[INPUT RECORDS start]

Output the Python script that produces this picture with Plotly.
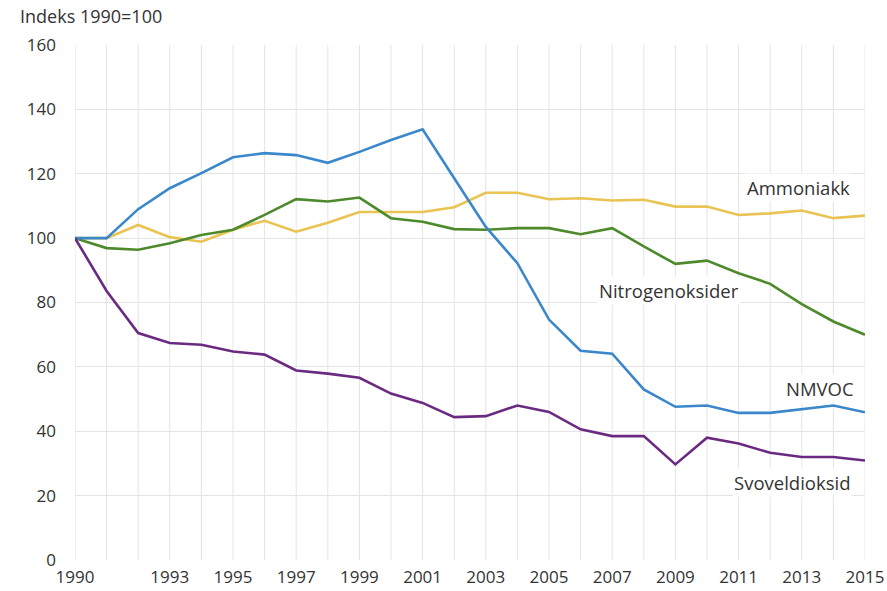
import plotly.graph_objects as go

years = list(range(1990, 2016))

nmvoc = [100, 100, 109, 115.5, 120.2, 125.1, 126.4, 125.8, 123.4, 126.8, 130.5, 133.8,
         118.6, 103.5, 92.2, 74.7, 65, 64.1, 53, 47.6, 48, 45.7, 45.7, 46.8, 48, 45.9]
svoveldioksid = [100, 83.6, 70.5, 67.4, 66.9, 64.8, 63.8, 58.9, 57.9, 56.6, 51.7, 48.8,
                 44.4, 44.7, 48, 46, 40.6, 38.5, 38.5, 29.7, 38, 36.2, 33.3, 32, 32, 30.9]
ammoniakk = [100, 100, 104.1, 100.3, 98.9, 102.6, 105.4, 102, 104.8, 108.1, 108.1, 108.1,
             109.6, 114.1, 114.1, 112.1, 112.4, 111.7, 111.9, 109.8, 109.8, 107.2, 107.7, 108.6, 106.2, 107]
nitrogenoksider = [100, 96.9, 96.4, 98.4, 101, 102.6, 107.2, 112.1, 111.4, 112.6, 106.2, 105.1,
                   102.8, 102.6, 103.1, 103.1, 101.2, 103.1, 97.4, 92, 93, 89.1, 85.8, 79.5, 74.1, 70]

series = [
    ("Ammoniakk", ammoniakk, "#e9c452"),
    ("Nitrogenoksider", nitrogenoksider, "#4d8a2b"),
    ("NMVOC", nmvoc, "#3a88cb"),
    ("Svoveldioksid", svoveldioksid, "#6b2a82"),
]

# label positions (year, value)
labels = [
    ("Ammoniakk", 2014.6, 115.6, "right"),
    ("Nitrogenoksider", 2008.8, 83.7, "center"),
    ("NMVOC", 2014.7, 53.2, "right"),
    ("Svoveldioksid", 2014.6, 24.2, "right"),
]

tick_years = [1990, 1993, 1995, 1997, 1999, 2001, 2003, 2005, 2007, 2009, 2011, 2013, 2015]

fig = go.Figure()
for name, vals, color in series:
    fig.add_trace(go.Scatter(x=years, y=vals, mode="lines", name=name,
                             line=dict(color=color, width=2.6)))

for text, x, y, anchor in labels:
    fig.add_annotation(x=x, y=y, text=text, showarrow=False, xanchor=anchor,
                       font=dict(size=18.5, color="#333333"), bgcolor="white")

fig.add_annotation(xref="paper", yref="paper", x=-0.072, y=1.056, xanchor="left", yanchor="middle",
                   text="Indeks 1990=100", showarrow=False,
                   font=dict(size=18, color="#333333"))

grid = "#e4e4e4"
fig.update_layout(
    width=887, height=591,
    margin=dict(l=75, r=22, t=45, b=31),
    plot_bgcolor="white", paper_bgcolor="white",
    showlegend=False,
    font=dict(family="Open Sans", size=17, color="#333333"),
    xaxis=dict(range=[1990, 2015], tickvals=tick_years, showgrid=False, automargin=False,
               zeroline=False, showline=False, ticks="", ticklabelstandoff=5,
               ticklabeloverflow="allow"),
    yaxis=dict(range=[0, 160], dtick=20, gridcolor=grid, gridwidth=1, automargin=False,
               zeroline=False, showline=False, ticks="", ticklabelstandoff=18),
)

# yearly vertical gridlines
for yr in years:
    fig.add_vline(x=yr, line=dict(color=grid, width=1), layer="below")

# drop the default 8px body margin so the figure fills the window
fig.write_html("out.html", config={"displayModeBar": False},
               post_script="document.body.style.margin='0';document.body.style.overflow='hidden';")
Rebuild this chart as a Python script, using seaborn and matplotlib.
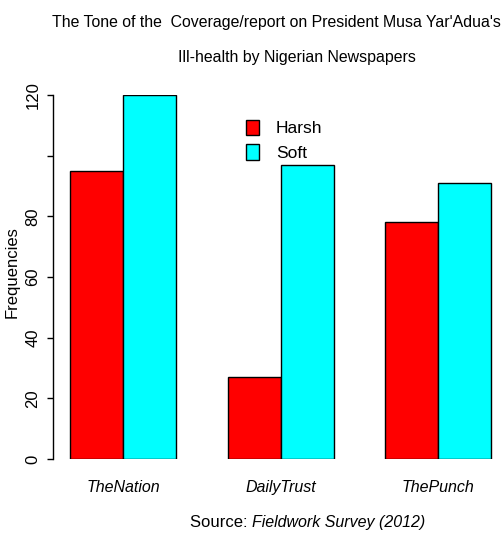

[INPUT RECORDS end]

### WHAT IS ASKED
State how many lines of the records above contain the word "this", and give only that number.

### FINAL RESULT
2